[Problem to work on] Repeat the entire listing exactly.

[Plotting code records]
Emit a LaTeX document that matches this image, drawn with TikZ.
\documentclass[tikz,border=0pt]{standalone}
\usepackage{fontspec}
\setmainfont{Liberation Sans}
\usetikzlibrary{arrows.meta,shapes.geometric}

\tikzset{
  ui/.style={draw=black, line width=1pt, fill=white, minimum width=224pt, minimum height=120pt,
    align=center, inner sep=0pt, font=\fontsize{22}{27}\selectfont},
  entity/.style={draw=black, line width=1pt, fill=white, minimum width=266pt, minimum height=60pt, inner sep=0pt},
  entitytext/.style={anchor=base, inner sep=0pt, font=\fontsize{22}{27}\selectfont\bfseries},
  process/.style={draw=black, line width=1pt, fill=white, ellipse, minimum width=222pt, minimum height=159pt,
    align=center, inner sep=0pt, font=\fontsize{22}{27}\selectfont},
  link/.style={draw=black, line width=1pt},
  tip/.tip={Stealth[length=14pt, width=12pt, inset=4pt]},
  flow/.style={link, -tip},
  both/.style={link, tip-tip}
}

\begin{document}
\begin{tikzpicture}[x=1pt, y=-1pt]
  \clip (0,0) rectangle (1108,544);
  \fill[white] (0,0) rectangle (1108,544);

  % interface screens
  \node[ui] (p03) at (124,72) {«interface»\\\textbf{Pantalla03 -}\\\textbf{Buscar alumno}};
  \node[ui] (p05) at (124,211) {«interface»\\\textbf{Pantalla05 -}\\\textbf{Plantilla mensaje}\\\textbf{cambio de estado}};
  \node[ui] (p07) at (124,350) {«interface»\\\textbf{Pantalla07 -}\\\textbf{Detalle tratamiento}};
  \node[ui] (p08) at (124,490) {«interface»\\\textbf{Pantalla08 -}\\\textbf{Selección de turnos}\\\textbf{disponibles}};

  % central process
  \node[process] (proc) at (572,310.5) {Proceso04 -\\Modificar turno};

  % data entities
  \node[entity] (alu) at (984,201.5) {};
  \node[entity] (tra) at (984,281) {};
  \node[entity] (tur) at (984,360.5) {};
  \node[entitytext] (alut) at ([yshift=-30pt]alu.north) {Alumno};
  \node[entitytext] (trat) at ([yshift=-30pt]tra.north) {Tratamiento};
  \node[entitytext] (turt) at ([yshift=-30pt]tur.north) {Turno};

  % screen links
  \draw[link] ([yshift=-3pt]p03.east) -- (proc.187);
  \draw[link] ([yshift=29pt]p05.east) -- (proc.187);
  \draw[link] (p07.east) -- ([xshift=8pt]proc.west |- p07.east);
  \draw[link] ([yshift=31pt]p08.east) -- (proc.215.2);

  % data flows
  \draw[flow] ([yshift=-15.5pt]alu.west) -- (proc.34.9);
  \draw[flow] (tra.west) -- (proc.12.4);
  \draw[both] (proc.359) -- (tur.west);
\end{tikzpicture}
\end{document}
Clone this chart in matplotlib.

[Response to this exercise]
Emit a LaTeX document that matches this image, drawn with TikZ.
\documentclass[tikz,border=0pt]{standalone}
\usepackage{fontspec}
\setmainfont{Liberation Sans}
\usetikzlibrary{arrows.meta,shapes.geometric}

\tikzset{
  ui/.style={draw=black, line width=1pt, fill=white, minimum width=224pt, minimum height=120pt,
    align=center, inner sep=0pt, font=\fontsize{22}{27}\selectfont},
  entity/.style={draw=black, line width=1pt, fill=white, minimum width=266pt, minimum height=60pt, inner sep=0pt},
  entitytext/.style={anchor=base, inner sep=0pt, font=\fontsize{22}{27}\selectfont\bfseries},
  process/.style={draw=black, line width=1pt, fill=white, ellipse, minimum width=222pt, minimum height=159pt,
    align=center, inner sep=0pt, font=\fontsize{22}{27}\selectfont},
  link/.style={draw=black, line width=1pt},
  tip/.tip={Stealth[length=14pt, width=12pt, inset=4pt]},
  flow/.style={link, -tip},
  both/.style={link, tip-tip}
}

\begin{document}
\begin{tikzpicture}[x=1pt, y=-1pt]
  \clip (0,0) rectangle (1108,544);
  \fill[white] (0,0) rectangle (1108,544);

  % interface screens
  \node[ui] (p03) at (124,72) {«interface»\\\textbf{Pantalla03 -}\\\textbf{Buscar alumno}};
  \node[ui] (p05) at (124,211) {«interface»\\\textbf{Pantalla05 -}\\\textbf{Plantilla mensaje}\\\textbf{cambio de estado}};
  \node[ui] (p07) at (124,350) {«interface»\\\textbf{Pantalla07 -}\\\textbf{Detalle tratamiento}};
  \node[ui] (p08) at (124,490) {«interface»\\\textbf{Pantalla08 -}\\\textbf{Selección de turnos}\\\textbf{disponibles}};

  % central process
  \node[process] (proc) at (572,310.5) {Proceso04 -\\Modificar turno};

  % data entities
  \node[entity] (alu) at (984,201.5) {};
  \node[entity] (tra) at (984,281) {};
  \node[entity] (tur) at (984,360.5) {};
  \node[entitytext] (alut) at ([yshift=-30pt]alu.north) {Alumno};
  \node[entitytext] (trat) at ([yshift=-30pt]tra.north) {Tratamiento};
  \node[entitytext] (turt) at ([yshift=-30pt]tur.north) {Turno};

  % screen links
  \draw[link] ([yshift=-3pt]p03.east) -- (proc.187);
  \draw[link] ([yshift=29pt]p05.east) -- (proc.187);
  \draw[link] (p07.east) -- ([xshift=8pt]proc.west |- p07.east);
  \draw[link] ([yshift=31pt]p08.east) -- (proc.215.2);

  % data flows
  \draw[flow] ([yshift=-15.5pt]alu.west) -- (proc.34.9);
  \draw[flow] (tra.west) -- (proc.12.4);
  \draw[both] (proc.359) -- (tur.west);
\end{tikzpicture}
\end{document}
Clone this chart in matplotlib.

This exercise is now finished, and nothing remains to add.